Fidelity warned companies it invests in that, if they don’t take sufficient action to combat climate change, the asset manager will vote against management at shareholder meetings beginning next year.
The $787.1 billion investment firm announced new policies on climate change and gender diversity Monday that include requirements for portfolio companies to manage their environmental impact, reduce their greenhouse-gas emissions and provide specific disclosures about their emissions. To limit global warming to 1.5 degrees Celsius above pre-industrial levels, every area of the global economy “will need to go through a radical transformation” and companies that fall short of Fidelity’s minimum expectations will be penalized by votes against their executives, according to a statement.
“Our message to investee companies is clear: The climate crisis must not and cannot be ignored,” said Jenn-Hui Tan, global head of stewardship and sustainable investing at Fidelity, in a statement. “It impacts the very nature of major industries in which we invest, and as such must be high on the agenda of all companies.”
Fidelity’s warning comes as a growing cohort of asset managers seek to ratchet up pressure on companies to do more to address the climate crisis. BlackRock said it rejected almost five times more board directors at companies, including Berkshire Hathaway and Exxon Mobil during the recent proxy season, compared with the previous year, because they failed to act on climate issues. Legal and General Investment Management said last month it is divesting holdings in four companies, including U.S insurer American International Group, after deeming they’re making insufficient progress on addressing climate risks.

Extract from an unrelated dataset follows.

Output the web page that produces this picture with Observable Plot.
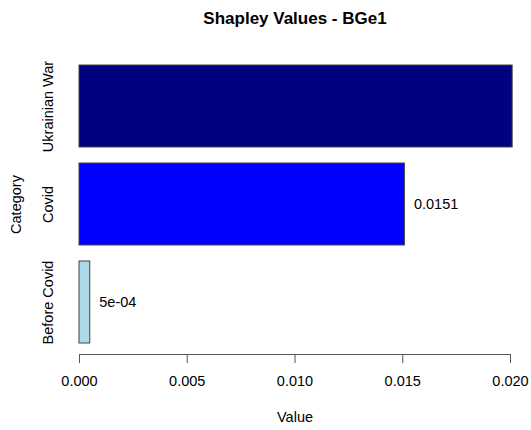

Fidelity was among the founding members of the Net Zero Asset Managers initiative, a group of fund managers that oversee a combined $43 trillion of assets that say they will support efforts to limit global warming by running carbon-neutral investment portfolios by 2050 or sooner.
Even as money managers make greater commitments to tackle climate change, the asset management industry, and several of its leading players, have faced frequent criticism for maintaining large holdings of fossil-fuel companies and not doing enough to force them to change.
Fidelity also said Monday it plans to press for greater gender diversity on boards. The money manager said it will actively engage with portfolio companies and consider voting against management in most developed markets that don’t have at least 30% female representation on their boards. In markets where standards on diversity are still developing, Fidelity said it will have an initial threshold of 15%.
The Financial Times earlier reported Fidelity’s new initiatives.